WASHINGTON, D.C. —Congressman Bobby L. Rush (Dem.IL-1st) made the following statement this evening during the opening of Africa Society Summit’s second Africa Day on the Hill, in collaboration with the Congressional African Staffers Association (CASA). This year’s Africa Day, “Celebrating Africa’s Renaissance”, will focus on the continent’s economic growth and prowess as well as trade with Africa following the 2012 African Growth and Opportunity Act (AGOA) Forum that took place on June 14-15 in Washington, D.C. The program also recognized a few of Africa’s most notable business titans in recognition of the role of the private sector in Africa’s ascendency.
Congressman Bobby L. Rush’s prepared remarks.
Thank you, Bernadette Paolo of Africa Society for keeping us engaged on African issues and for holding this successful event.
Thank you, Ambassador Serestse for honoring us with you presence tonight and for being straight forward, candid and direct with us. Our perception of Africa MUST change. I cannot agree more with you.
I would like to thank the members of the african diplomatic corps that are present tonight, my colleagues, Mr. Fortenberry, Mr. Royce, Ms Barbara Lee, Mr Andre Carson, Ms. Yvette Clarke, Ms. Karen Bass and Ms. Sheila Jackson Lee for their strong support and dedication to realizing Africa’s Economic Transformation.
Please accept my apologies on behalf of Rep Chris Smith who, for personal reasons, couldn’t be here with us tonight. He is a strong support of Africa in Congress. I can tell will confidence that his heart is with us.
Today is Africa TRANSFORMATION DAY!!!!
Today is the day the lord has made and we shall rejoice in it. I pray that one day, we will get together again to celebrate Africa’s prosperity, because the continent will take its rightful position in the global economy. I pray for the day Africa Transformation will be complete.
I welcome The Honorable Mike Onolememen, Minister for Works of the Federal Republic of Nigeria, and our two 2012 African Business Titans that the Africa Society Summit is honoring today: Captain Hosa Wells Okunbo and Sir Lucky Omoluwa.
I would be remiss if I did not acknowledge some other members of this esteemed delegation. They travelled here to Washington from Nigeria to join in the chorus of voices highlighting Africa’s bright future – especially Mr. Timi Alaide who was the architect of the amnesty program in the Niger Delta in Nigeria and Mr. Tunde Ayeni , Chairman one of the most prominent Bank in Nigeria.
Despite many challenges, I am very optimistic about Africa’s future. The reason for my optimism is very simple — I believe in its people, their resourcefulness, their ingenuity, and their hunger to do better for themselves and for their families. For example, when I see the energy of young African and women entrepreneurs, I can only believe in Africa and her future success and continued emergence.
Sometimes policy makers underestimate or overlook the role that the private sector plays in sustaining and growing a national economy. This day, we want to change that! We want to exhibit what Africans are doing for themselves.
Actors from the private sector are at the forefront of the development of their country, investing in critical sectors, creating jobs, and educating their peers.

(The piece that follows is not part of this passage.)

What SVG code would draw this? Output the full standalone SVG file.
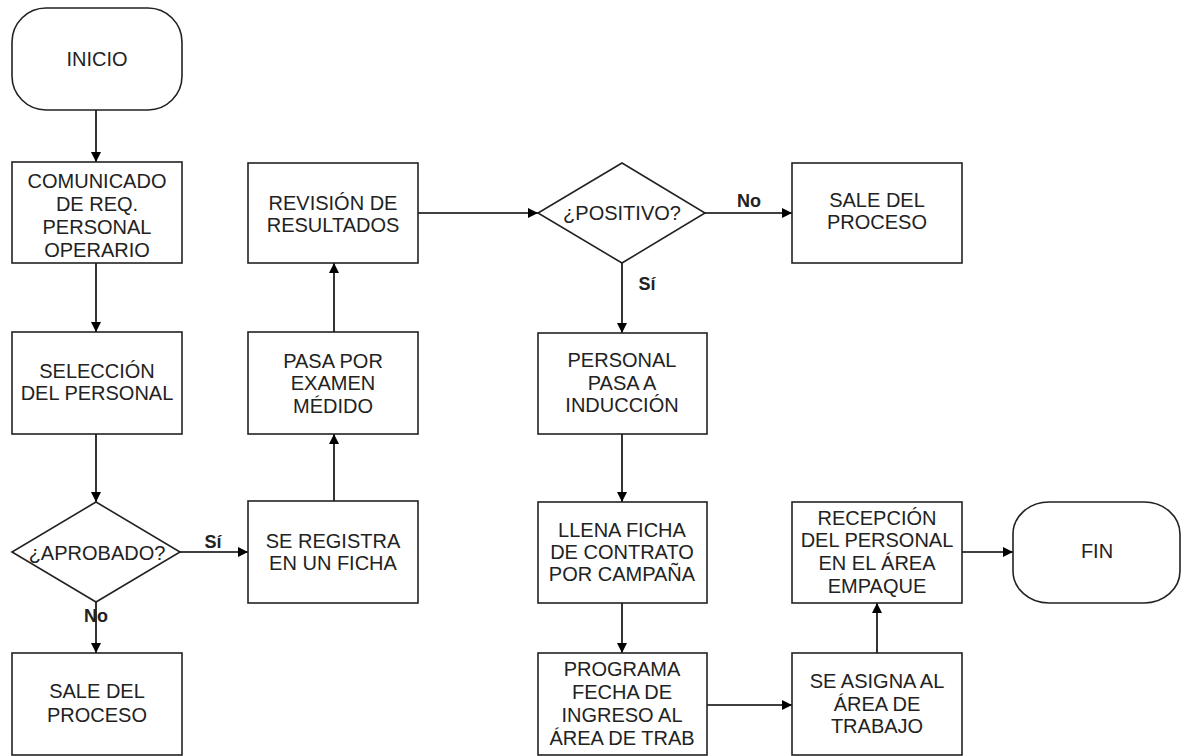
<svg xmlns="http://www.w3.org/2000/svg" width="1183" height="756" viewBox="0 0 1183 756">
<defs>
<marker id="ah" viewBox="0 0 10 10" refX="10" refY="5" markerWidth="10" markerHeight="10" markerUnits="userSpaceOnUse" orient="auto">
<path d="M0,0 L10,5 L0,10 z" fill="#000"/>
</marker>
<style>
.box{fill:#fff;stroke:#222;stroke-width:1.6}
.t{font-family:"Liberation Sans",Arial,sans-serif;font-size:20px;fill:#222;text-anchor:middle}
.lbl{font-family:"Liberation Sans",Arial,sans-serif;font-size:18px;font-weight:bold;fill:#222;text-anchor:middle}
.c{fill:none;stroke:#000;stroke-width:1.6;marker-end:url(#ah)}
</style>
</defs>
<rect width="1183" height="756" fill="#fff"/>
<g id="connectors">
<line class="c" x1="96" y1="110" x2="96" y2="162"/>
<line class="c" x1="96" y1="263" x2="96" y2="332"/>
<line class="c" x1="96" y1="434" x2="96" y2="502"/>
<line class="c" x1="96" y1="602" x2="96" y2="653"/>
<line class="c" x1="180" y1="552" x2="248" y2="552"/>
<line class="c" x1="334" y1="501" x2="334" y2="434"/>
<line class="c" x1="334" y1="332" x2="334" y2="263"/>
<line class="c" x1="418" y1="213" x2="538" y2="213"/>
<line class="c" x1="705" y1="213" x2="792" y2="213"/>
<line class="c" x1="622" y1="263" x2="622" y2="333"/>
<line class="c" x1="622" y1="434" x2="622" y2="502"/>
<line class="c" x1="622" y1="603" x2="622" y2="653"/>
<line class="c" x1="707" y1="705" x2="792" y2="705"/>
<line class="c" x1="877" y1="653" x2="877" y2="603"/>
<line class="c" x1="962" y1="552" x2="1013" y2="552"/>
<text class="lbl" x="213" y="548">Sí</text>
<text class="lbl" x="96" y="622">No</text>
<text class="lbl" x="749" y="207">No</text>
<text class="lbl" x="647" y="290">Sí</text>
</g>
<g id="inicio">
<rect class="box" x="12" y="8" width="170" height="102" rx="34" ry="34"/>
<text class="t" x="97" y="66">INICIO</text>
</g>
<g id="comunicado">
<rect class="box" x="12" y="162" width="170" height="101"/>
<text class="t" x="97" y="188">COMUNICADO</text>
<text class="t" x="97" y="211">DE REQ.</text>
<text class="t" x="97" y="234">PERSONAL</text>
<text class="t" x="97" y="257">OPERARIO</text>
</g>
<g id="seleccion">
<rect class="box" x="12" y="332" width="170" height="102"/>
<text class="t" x="97" y="378">SELECCIÓN</text>
<text class="t" x="97" y="400">DEL PERSONAL</text>
</g>
<g id="aprobado">
<polygon class="box" points="96,502 180,552 96,602 12,552"/>
<text class="t" x="97" y="560">¿APROBADO?</text>
</g>
<g id="sale1">
<rect class="box" x="12" y="653" width="170" height="102"/>
<text class="t" x="97" y="698">SALE DEL</text>
<text class="t" x="97" y="722">PROCESO</text>
</g>
<g id="registra">
<rect class="box" x="248" y="501" width="170" height="102"/>
<text class="t" x="333" y="548">SE REGISTRA</text>
<text class="t" x="333" y="570">EN UN FICHA</text>
</g>
<g id="examen">
<rect class="box" x="248" y="332" width="170" height="102"/>
<text class="t" x="333" y="368">PASA POR</text>
<text class="t" x="333" y="390">EXAMEN</text>
<text class="t" x="333" y="413">MÉDIDO</text>
</g>
<g id="revision">
<rect class="box" x="248" y="163" width="170" height="100"/>
<text class="t" x="333" y="210">REVISIÓN DE</text>
<text class="t" x="333" y="232">RESULTADOS</text>
</g>
<g id="positivo">
<polygon class="box" points="622,163 705,213 622,263 538,213"/>
<text class="t" x="622" y="220">¿POSITIVO?</text>
</g>
<g id="sale2">
<rect class="box" x="792" y="163" width="170" height="100"/>
<text class="t" x="877" y="207">SALE DEL</text>
<text class="t" x="877" y="229">PROCESO</text>
</g>
<g id="induccion">
<rect class="box" x="538" y="333" width="169" height="101"/>
<text class="t" x="622" y="367">PERSONAL</text>
<text class="t" x="622" y="390">PASA A</text>
<text class="t" x="622" y="412">INDUCCIÓN</text>
</g>
<g id="llena">
<rect class="box" x="538" y="502" width="169" height="101"/>
<text class="t" x="622" y="537">LLENA FICHA</text>
<text class="t" x="622" y="559">DE CONTRATO</text>
<text class="t" x="622" y="581">POR CAMPAÑA</text>
</g>
<g id="programa">
<rect class="box" x="538" y="653" width="169" height="102"/>
<text class="t" x="622" y="676">PROGRAMA</text>
<text class="t" x="622" y="699">FECHA DE</text>
<text class="t" x="622" y="722">INGRESO AL</text>
<text class="t" x="622" y="745">ÁREA DE TRAB</text>
</g>
<g id="asigna">
<rect class="box" x="792" y="653" width="170" height="102"/>
<text class="t" x="877" y="688">SE ASIGNA AL</text>
<text class="t" x="877" y="711">ÁREA DE</text>
<text class="t" x="877" y="733">TRABAJO</text>
</g>
<g id="recepcion">
<rect class="box" x="792" y="502" width="170" height="101"/>
<text class="t" x="877" y="525">RECEPCIÓN</text>
<text class="t" x="877" y="547">DEL PERSONAL</text>
<text class="t" x="877" y="570">EN EL ÁREA</text>
<text class="t" x="877" y="593">EMPAQUE</text>
</g>
<g id="fin">
<rect class="box" x="1013" y="502" width="167" height="101" rx="36" ry="32"/>
<text class="t" x="1097" y="558">FIN</text>
</g>
</svg>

That is why, I can say with confidence that the future of Africa in NOW!
U.S firms should learn from Africa’s private sector, and partner with these sector members to accelerate African development and transformation.
Over the past few years, we have continued to raise issues relating to African infrastructure development and capacity building African countries need to fully benefit from AGOA and meet their development goals.
Throughout this week, policy makers made their cases for why Congress should reauthorize AGOA and renew third-country fabric provisions.
H.R. 4221“The Increasing American Jobs through Greater Exports to Africa Act of 2012”, which Rep. Smith and I introduced, will not only allow America firms to partner with their African counterparts, but it will also position the African Diaspora as a catalyst for trade and development. I will strongly urge my House and Senate colleagues to pass this important legislation immediately.
Last but not least, the bill would accelerate African regional integration. Regional integration leads to the formation of larger markets. Integration will promote business expansion to increase production output and meet increased demand from a larger regional buyer. In the process, thousands of new African and US jobs which in the process will create thousands of new African and US jobs.
Passage of these two bills will solidify US-Africa two-way trade while making the US-African Partnership a reality.
Let’s move forward and not backward!